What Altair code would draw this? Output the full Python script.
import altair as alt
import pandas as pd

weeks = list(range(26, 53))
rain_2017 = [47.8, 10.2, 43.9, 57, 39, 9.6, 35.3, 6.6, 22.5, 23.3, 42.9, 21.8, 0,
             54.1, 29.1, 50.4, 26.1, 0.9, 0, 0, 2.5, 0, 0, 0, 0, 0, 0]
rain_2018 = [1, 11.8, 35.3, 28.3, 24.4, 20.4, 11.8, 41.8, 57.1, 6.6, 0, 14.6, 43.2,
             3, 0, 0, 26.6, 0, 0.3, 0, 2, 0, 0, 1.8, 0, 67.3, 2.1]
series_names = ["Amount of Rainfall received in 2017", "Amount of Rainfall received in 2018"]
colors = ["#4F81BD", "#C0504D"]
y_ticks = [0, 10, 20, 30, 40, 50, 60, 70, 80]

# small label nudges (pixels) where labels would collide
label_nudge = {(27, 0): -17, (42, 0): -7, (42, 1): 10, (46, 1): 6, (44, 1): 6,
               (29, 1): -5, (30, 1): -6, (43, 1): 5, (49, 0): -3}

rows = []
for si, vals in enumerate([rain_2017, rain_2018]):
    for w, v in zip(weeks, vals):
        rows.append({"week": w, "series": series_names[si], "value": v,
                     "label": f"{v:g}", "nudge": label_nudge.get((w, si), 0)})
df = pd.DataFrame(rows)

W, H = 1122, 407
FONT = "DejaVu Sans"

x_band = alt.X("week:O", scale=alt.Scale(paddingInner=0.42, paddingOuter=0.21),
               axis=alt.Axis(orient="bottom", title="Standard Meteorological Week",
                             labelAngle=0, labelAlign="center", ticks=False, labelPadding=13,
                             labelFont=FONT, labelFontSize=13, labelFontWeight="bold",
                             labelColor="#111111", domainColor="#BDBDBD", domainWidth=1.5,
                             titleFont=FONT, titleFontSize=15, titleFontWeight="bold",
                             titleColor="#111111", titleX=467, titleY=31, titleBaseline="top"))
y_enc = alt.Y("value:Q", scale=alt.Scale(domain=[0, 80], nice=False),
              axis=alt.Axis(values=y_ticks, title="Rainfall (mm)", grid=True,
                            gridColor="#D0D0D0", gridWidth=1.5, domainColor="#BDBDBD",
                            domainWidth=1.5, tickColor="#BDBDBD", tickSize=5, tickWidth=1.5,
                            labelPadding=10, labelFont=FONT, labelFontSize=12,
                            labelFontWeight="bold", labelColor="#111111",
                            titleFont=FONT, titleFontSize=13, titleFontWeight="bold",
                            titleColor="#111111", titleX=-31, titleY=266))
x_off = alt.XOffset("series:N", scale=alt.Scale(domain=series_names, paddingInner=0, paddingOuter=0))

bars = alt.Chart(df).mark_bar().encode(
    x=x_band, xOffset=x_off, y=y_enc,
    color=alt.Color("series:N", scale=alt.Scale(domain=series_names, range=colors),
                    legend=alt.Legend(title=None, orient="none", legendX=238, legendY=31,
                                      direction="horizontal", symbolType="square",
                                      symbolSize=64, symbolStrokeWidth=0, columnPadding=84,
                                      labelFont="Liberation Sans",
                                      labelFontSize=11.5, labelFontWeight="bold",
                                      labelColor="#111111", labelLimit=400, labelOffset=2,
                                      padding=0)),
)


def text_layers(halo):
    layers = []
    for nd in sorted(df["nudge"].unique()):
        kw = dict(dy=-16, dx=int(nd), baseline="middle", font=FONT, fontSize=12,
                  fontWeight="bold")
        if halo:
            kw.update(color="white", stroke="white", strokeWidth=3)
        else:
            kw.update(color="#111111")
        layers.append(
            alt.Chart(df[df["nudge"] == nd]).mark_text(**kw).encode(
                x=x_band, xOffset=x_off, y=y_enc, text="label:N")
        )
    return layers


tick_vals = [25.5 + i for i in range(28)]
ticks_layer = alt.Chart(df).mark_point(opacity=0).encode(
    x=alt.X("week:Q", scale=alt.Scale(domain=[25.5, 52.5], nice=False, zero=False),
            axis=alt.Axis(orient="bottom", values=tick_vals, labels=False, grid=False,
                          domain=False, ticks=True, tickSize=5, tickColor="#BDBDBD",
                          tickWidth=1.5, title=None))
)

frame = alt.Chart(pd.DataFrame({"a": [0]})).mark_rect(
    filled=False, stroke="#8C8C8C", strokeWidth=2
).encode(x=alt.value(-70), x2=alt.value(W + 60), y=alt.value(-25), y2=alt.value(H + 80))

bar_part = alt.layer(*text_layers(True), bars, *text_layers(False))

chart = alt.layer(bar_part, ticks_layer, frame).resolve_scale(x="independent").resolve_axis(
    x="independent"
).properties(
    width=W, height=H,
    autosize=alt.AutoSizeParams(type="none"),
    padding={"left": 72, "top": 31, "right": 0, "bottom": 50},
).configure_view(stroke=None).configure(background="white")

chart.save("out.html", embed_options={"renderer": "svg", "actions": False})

##############################

Look through the material above. Copy each line where the word "would" appears.

[Output of the exercise]
What Altair code would draw this? Output the full Python script.
# small label nudges (pixels) where labels would collide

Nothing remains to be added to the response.